Harris-Perry: We are all Sikh now

Melissa Harris-Perry
by Melissa Harris-Perry

All eyes are on Wisconsin’s favorite son, Congressman Paul Ryan who is now the Republican vice presidential pick. But we shouldn’t let the relentless news cycle make us forget the other story from Wisconsin. 

Just one week ago, Oak Creek, Wis., was rocked by violence at a Sikh house of worship. Wade Michael Page, a 40-year-old former Army sergeant with known white supremacist affiliation, entered the temple carrying a 9-millimeter semi-automatic handgun. Page killed six people and critically injured three others. After being wounded by the police, the gunman took his own life. 

Many were quick to call this incident a case of “mistaken identity” suggesting that these Sikh Americans were targeted because they were confused with Muslims. Valarie Core, a Sikh filmmaker and advocate who has chronicled violence against her community for more than a decade responded. In the Washington Post, she wrote

“The notion of ‘mistaken identity’ is not just wrong, it’s dangerous…. [it] implies that there is a correct target, and it further implies that hate violence should rightfully be directed at Muslims.
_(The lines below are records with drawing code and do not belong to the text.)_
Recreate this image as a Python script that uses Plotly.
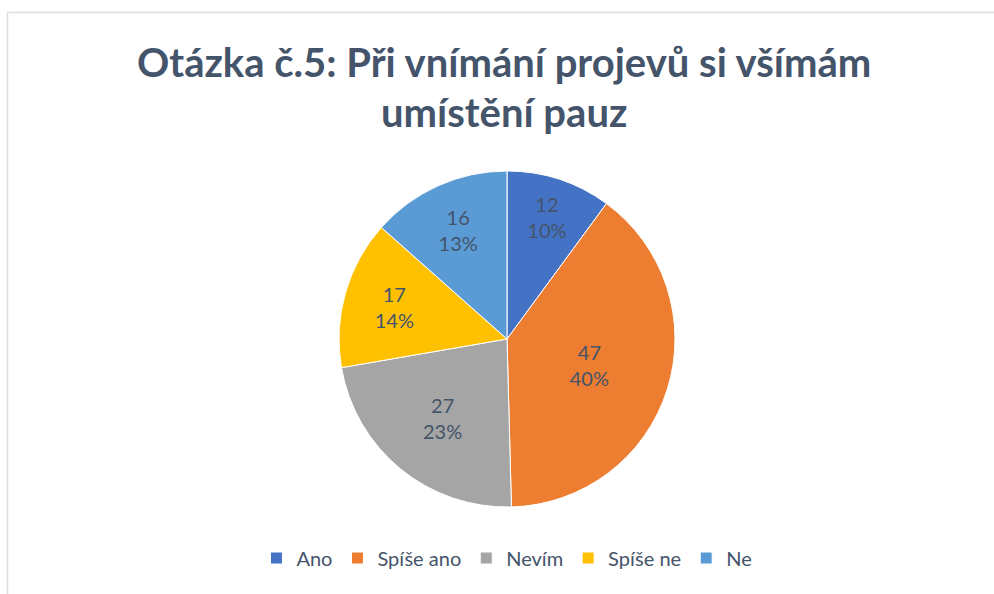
import plotly.graph_objects as go

categories = ["Ano", "Spíše ano", "Nevím", "Spíše ne", "Ne"]
values = [12, 47, 27, 17, 16]
pct_labels = ["10%", "40%", "23%", "14%", "13%"]
colors = ["#4472C4", "#ED7D31", "#A5A5A5", "#FFC000", "#5B9BD5"]
title_lines = ["Otázka č.5: Při vnímání projevů si všímám", "umístění pauz"]

W, H = 994, 594
cx, cy, r = 507, 339, 168
TXT = "#44546A"

fig = go.Figure(go.Pie(
    labels=categories,
    values=values,
    text=pct_labels,
    marker=dict(colors=colors, line=dict(color="#FFFFFF", width=1)),
    sort=False,
    direction="clockwise",
    rotation=0,
    texttemplate="%{value}<br>%{text}",
    textposition="inside",
    insidetextorientation="horizontal",
    textfont=dict(family="Lato", size=20, color=TXT),
    domain=dict(x=[(cx - r) / W, (cx + r) / W], y=[1 - (cy + r) / H, 1 - (cy - r) / H]),
    hoverinfo="label+value+percent",
))

annotations = []
for i, line in enumerate(title_lines):
    annotations.append(dict(
        text=line, xref="paper", yref="paper",
        x=504 / W, xanchor="center",
        y=1 - (62 + 50 * i) / H, yanchor="middle",
        showarrow=False,
        font=dict(family="Lato", size=40, color=TXT, weight="bold"),
    ))

fig.update_layout(
    width=W, height=H,
    margin=dict(l=0, r=0, t=0, b=0),
    paper_bgcolor="white",
    annotations=annotations,
    showlegend=True,
    legend=dict(
        orientation="h",
        x=0.510, xanchor="center",
        y=1 - 558 / H, yanchor="middle",
        font=dict(family="Lato", size=20, color=TXT),
        traceorder="normal",
    ),
    shapes=[dict(
        type="rect", xref="paper", yref="paper",
        x0=7.5 / W, x1=1.02, y0=-0.02, y1=1 - 12.5 / H,
        line=dict(color="#D9DEE5", width=1.5),
        fillcolor="rgba(0,0,0,0)",
    )],
)

fig.write_html(
    "out.html",
    config={"displayModeBar": False},
    post_script="document.body.style.margin='0';document.body.style.padding='0';",
)
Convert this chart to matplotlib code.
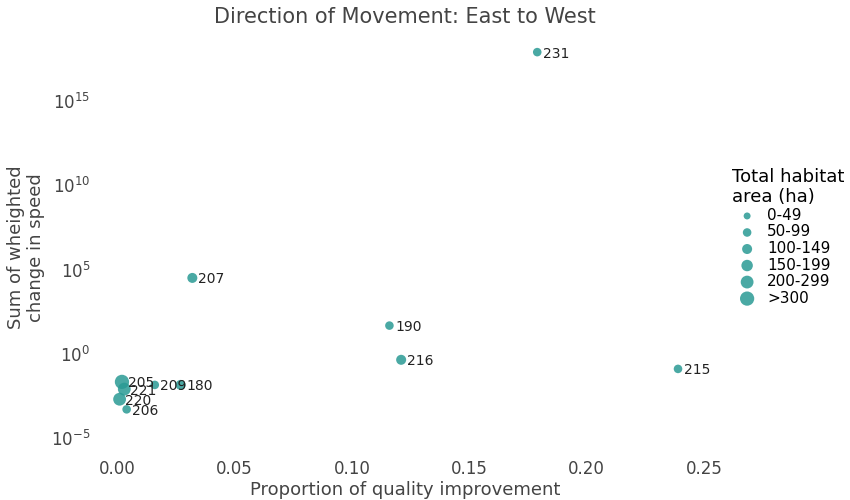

This is absolutely unacceptable. … we must end violence against all innocent people - Muslim, Sikh, and anyone else - and build a world without terror.”

At a memorial service for the Sikh victims on Friday attended by Wisconsin Governor Scott Walker and Attorney General Eric Holder, the shooting was called an “act of terrorism” and a “hate crime.” The F-B-I is investigating the shooting as “domestic terrorism” but has indicated that no law enforcement agency was aware of the shooter’s intentions. We do know The Southern Poverty Law Center has tracked a spike in extremist, hate groups in this country in the past few years. 



And in times of economic struggle and political polarization too many find meaning in outrage and hate. With guns at the ready this hate can too easily turn into violence. As Valerie wrote: “The deaths of Trayvon Martin, Matthew Shepard, Bul-beer Sing Sodi, and the Sikh Americans in Wisconsin all rise from the same crisis in our social fabric: individuals driven by fear and hatred of people different from them believe senseless acts of violence are warranted and justified.”

We are all Sikh now because the struggle for human dignity is universal. Knowing the other is a responsibility we all share. Building safe communities is a collective effort. Let’s learn from the response of Oak Creek’s Sikh community who adhered to the principle of resilience or “Charrdi Ka-la.” Just after the killings, these men and women went back to their sacred space. They began to rebuild, repaint and repair.

Leaving a sole bullet hole as a reminder of what was lost. A reminder. Hot, new political news or not, we must remember, or we are doomed to repeat.